* [MATERIAL]:

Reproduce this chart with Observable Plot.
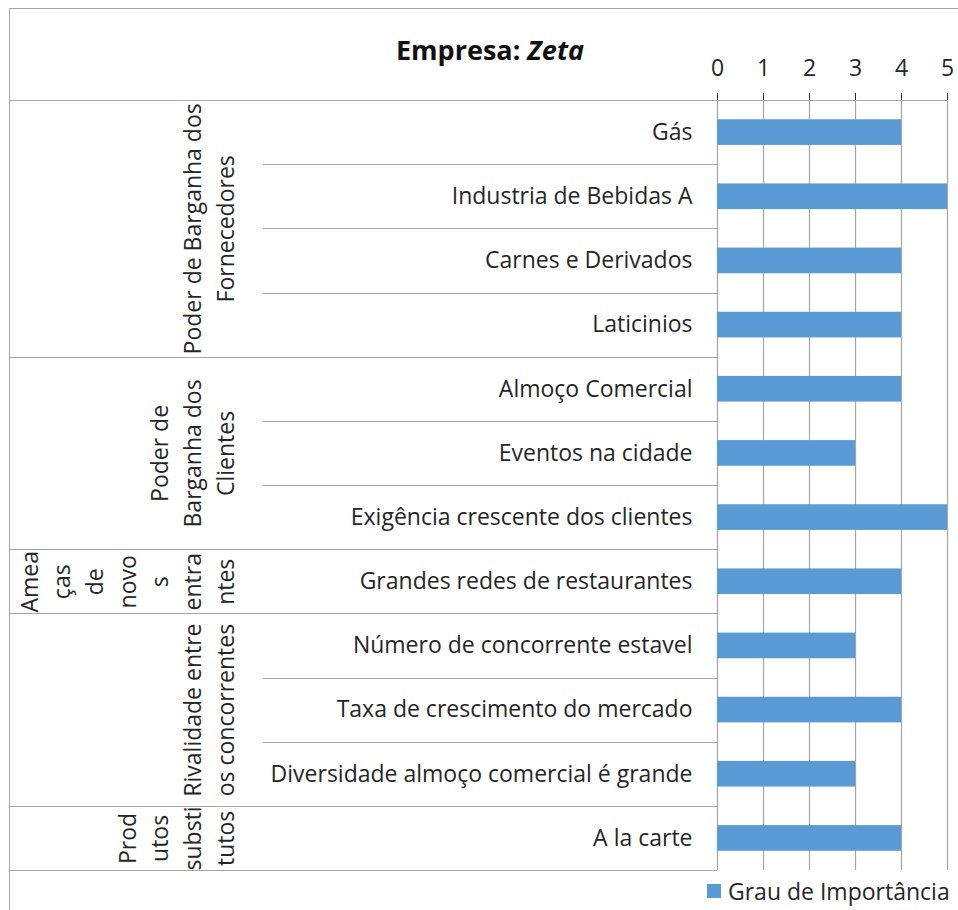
<!DOCTYPE html>
<html>
<head>
<meta charset="utf-8">
<script src="https://cdn.jsdelivr.net/npm/d3@7"></script>
<script src="https://cdn.jsdelivr.net/npm/@observablehq/plot@0.6"></script>
<style>
  html, body { margin: 0; padding: 0; background: #fff; }
  #wrap { position: relative; width: 958px; height: 910px; overflow: hidden; font-family: "Open Sans", sans-serif; color: #262626; }
  #frame { position: absolute; left: 9px; top: 8px; width: 960px; height: 920px; border-top: 1.5px solid #a6a6a6; border-left: 1.5px solid #a6a6a6; }
  #chart { position: absolute; left: 0; top: 0; }
  #title { position: absolute; left: 0; width: 980px; top: 31px; text-align: center; font-size: 27px; font-weight: bold; color: #111; line-height: 38px; }
  #legend { position: absolute; left: 707px; top: 875px; display: flex; align-items: center; font-size: 23px; white-space: nowrap; line-height: 32px; }
  #legend .sw { width: 14px; height: 14px; background: #5b9bd5; margin-right: 7px; }
</style>
</head>
<body>
<div id="wrap">
  <div id="frame"></div>
  <div id="chart"></div>
  <div id="title">Empresa: <i>Zeta</i></div>
  <div id="legend"><div class="sw"></div><span id="legendText"></span></div>
</div>
<script>
// ---- data ----
const seriesName = "Grau de Importância";
const items = [
  "Gás",
  "Industria de Bebidas A",
  "Carnes e Derivados",
  "Laticinios",
  "Almoço Comercial",
  "Eventos na cidade",
  "Exigência crescente dos clientes",
  "Grandes redes de restaurantes",
  "Número de concorrente estavel",
  "Taxa de crescimento do mercado",
  "Diversidade almoço comercial é grande",
  "A la carte"
];
const values = [4, 5, 4, 4, 4, 3, 5, 4, 3, 4, 3, 4];
const itemGroup = [0, 0, 0, 0, 1, 1, 1, 2, 3, 3, 3, 4];
const groupLabels = [
  ["Poder de Barganha dos", "Fornecedores"],
  ["Poder de", "Barganha dos", "Clientes"],
  ["Amea", "ças", "de", "novo", "s", "entra", "ntes"],
  ["Rivalidade entre", "os concorrentes"],
  ["Prod", "utos", "substi", "tutos"]
];
const xTicks = [0, 1, 2, 3, 4, 5];

// ---- derived tables ----
const rows = items.map((name, i) => ({i, name, value: values[i], group: itemGroup[i]}));
const groups = groupLabels.map((lines, g) => {
  const idx = rows.filter(r => r.group === g).map(r => r.i);
  return {g, text: lines.join("\n"), first: d3.min(idx), last: d3.max(idx), center: (d3.min(idx) + d3.max(idx)) / 2};
});
const groupBounds = [groups[0].first - 0.5, ...groups.map(d => d.last + 0.5)];
const itemBounds = rows.slice(0, -1).filter(r => itemGroup[r.i] === itemGroup[r.i + 1]).map(r => r.i + 0.5);

const lineColor = "#a6a6a6";
const font = "'Open Sans', sans-serif";
const fs = 23;

// category-table lines drawn in the left margin with the plot's y scale
function categoryLines(index, scales, values, dims) {
  const g = d3.create("svg:g").attr("stroke", lineColor).attr("stroke-width", 1.2).attr("shape-rendering", "crispEdges");
  const left = 9, inner = 263, right = dims.marginLeft;
  for (const b of groupBounds) {
    const y = Math.round(scales.y(b)) + 0.5;
    g.append("line").attr("x1", left).attr("x2", right).attr("y1", y).attr("y2", y);
  }
  for (const b of itemBounds) {
    const y = Math.round(scales.y(b)) + 0.5;
    g.append("line").attr("x1", inner).attr("x2", right).attr("y1", y).attr("y2", y);
  }
  return g.node();
}

const chart = Plot.plot({
  width: 958,
  height: 910,
  marginLeft: 717,
  marginRight: 11,
  marginTop: 100,
  marginBottom: 40,
  style: {fontFamily: font, fontSize: fs + "px", color: "#262626", background: "transparent", overflow: "visible"},
  x: {domain: [0, 5], axis: "top", ticks: xTicks, tickSize: 8, tickPadding: 17, label: null, tickFormat: d3.format("d")},
  y: {domain: [rows.length - 0.5, -0.5], axis: null},
  marks: [
    Plot.ruleX(xTicks, {stroke: lineColor, strokeWidth: 1.2}),
    Plot.ruleY([groupBounds[0]], {stroke: lineColor, strokeWidth: 1.2}),
    Plot.rect(rows, {x1: 0, x2: "value", y1: d => d.i - 0.2, y2: d => d.i + 0.2, fill: "#5b9bd5"}),
    categoryLines,
    Plot.text(rows, {x: 0, y: "i", text: "name", textAnchor: "end", dx: -25, fontSize: fs, fill: "#262626"}),
    Plot.text(groups, {frameAnchor: "left", y: "center", text: "text", rotate: -90, lineAnchor: "bottom", textAnchor: "middle", lineHeight: 1.42, dx: 233 - 717, fontSize: fs, fill: "#262626"})
  ]
});
document.getElementById("chart").appendChild(chart);
document.getElementById("legendText").textContent = seriesName;
</script>
</body>
</html>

* [EXERCISE DETAILS]: Omit pictures; set down the rest of the material word for word.

* [WORKED ANSWER]:
Reproduce this chart with Observable Plot.
<!DOCTYPE html>
<html>
<head>
<meta charset="utf-8">
<script src="https://cdn.jsdelivr.net/npm/d3@7"></script>
<script src="https://cdn.jsdelivr.net/npm/@observablehq/plot@0.6"></script>
<style>
  html, body { margin: 0; padding: 0; background: #fff; }
  #wrap { position: relative; width: 958px; height: 910px; overflow: hidden; font-family: "Open Sans", sans-serif; color: #262626; }
  #frame { position: absolute; left: 9px; top: 8px; width: 960px; height: 920px; border-top: 1.5px solid #a6a6a6; border-left: 1.5px solid #a6a6a6; }
  #chart { position: absolute; left: 0; top: 0; }
  #title { position: absolute; left: 0; width: 980px; top: 31px; text-align: center; font-size: 27px; font-weight: bold; color: #111; line-height: 38px; }
  #legend { position: absolute; left: 707px; top: 875px; display: flex; align-items: center; font-size: 23px; white-space: nowrap; line-height: 32px; }
  #legend .sw { width: 14px; height: 14px; background: #5b9bd5; margin-right: 7px; }
</style>
</head>
<body>
<div id="wrap">
  <div id="frame"></div>
  <div id="chart"></div>
  <div id="title">Empresa: <i>Zeta</i></div>
  <div id="legend"><div class="sw"></div><span id="legendText"></span></div>
</div>
<script>
// ---- data ----
const seriesName = "Grau de Importância";
const items = [
  "Gás",
  "Industria de Bebidas A",
  "Carnes e Derivados",
  "Laticinios",
  "Almoço Comercial",
  "Eventos na cidade",
  "Exigência crescente dos clientes",
  "Grandes redes de restaurantes",
  "Número de concorrente estavel",
  "Taxa de crescimento do mercado",
  "Diversidade almoço comercial é grande",
  "A la carte"
];
const values = [4, 5, 4, 4, 4, 3, 5, 4, 3, 4, 3, 4];
const itemGroup = [0, 0, 0, 0, 1, 1, 1, 2, 3, 3, 3, 4];
const groupLabels = [
  ["Poder de Barganha dos", "Fornecedores"],
  ["Poder de", "Barganha dos", "Clientes"],
  ["Amea", "ças", "de", "novo", "s", "entra", "ntes"],
  ["Rivalidade entre", "os concorrentes"],
  ["Prod", "utos", "substi", "tutos"]
];
const xTicks = [0, 1, 2, 3, 4, 5];

// ---- derived tables ----
const rows = items.map((name, i) => ({i, name, value: values[i], group: itemGroup[i]}));
const groups = groupLabels.map((lines, g) => {
  const idx = rows.filter(r => r.group === g).map(r => r.i);
  return {g, text: lines.join("\n"), first: d3.min(idx), last: d3.max(idx), center: (d3.min(idx) + d3.max(idx)) / 2};
});
const groupBounds = [groups[0].first - 0.5, ...groups.map(d => d.last + 0.5)];
const itemBounds = rows.slice(0, -1).filter(r => itemGroup[r.i] === itemGroup[r.i + 1]).map(r => r.i + 0.5);

const lineColor = "#a6a6a6";
const font = "'Open Sans', sans-serif";
const fs = 23;

// category-table lines drawn in the left margin with the plot's y scale
function categoryLines(index, scales, values, dims) {
  const g = d3.create("svg:g").attr("stroke", lineColor).attr("stroke-width", 1.2).attr("shape-rendering", "crispEdges");
  const left = 9, inner = 263, right = dims.marginLeft;
  for (const b of groupBounds) {
    const y = Math.round(scales.y(b)) + 0.5;
    g.append("line").attr("x1", left).attr("x2", right).attr("y1", y).attr("y2", y);
  }
  for (const b of itemBounds) {
    const y = Math.round(scales.y(b)) + 0.5;
    g.append("line").attr("x1", inner).attr("x2", right).attr("y1", y).attr("y2", y);
  }
  return g.node();
}

const chart = Plot.plot({
  width: 958,
  height: 910,
  marginLeft: 717,
  marginRight: 11,
  marginTop: 100,
  marginBottom: 40,
  style: {fontFamily: font, fontSize: fs + "px", color: "#262626", background: "transparent", overflow: "visible"},
  x: {domain: [0, 5], axis: "top", ticks: xTicks, tickSize: 8, tickPadding: 17, label: null, tickFormat: d3.format("d")},
  y: {domain: [rows.length - 0.5, -0.5], axis: null},
  marks: [
    Plot.ruleX(xTicks, {stroke: lineColor, strokeWidth: 1.2}),
    Plot.ruleY([groupBounds[0]], {stroke: lineColor, strokeWidth: 1.2}),
    Plot.rect(rows, {x1: 0, x2: "value", y1: d => d.i - 0.2, y2: d => d.i + 0.2, fill: "#5b9bd5"}),
    categoryLines,
    Plot.text(rows, {x: 0, y: "i", text: "name", textAnchor: "end", dx: -25, fontSize: fs, fill: "#262626"}),
    Plot.text(groups, {frameAnchor: "left", y: "center", text: "text", rotate: -90, lineAnchor: "bottom", textAnchor: "middle", lineHeight: 1.42, dx: 233 - 717, fontSize: fs, fill: "#262626"})
  ]
});
document.getElementById("chart").appendChild(chart);
document.getElementById("legendText").textContent = seriesName;
</script>
</body>
</html>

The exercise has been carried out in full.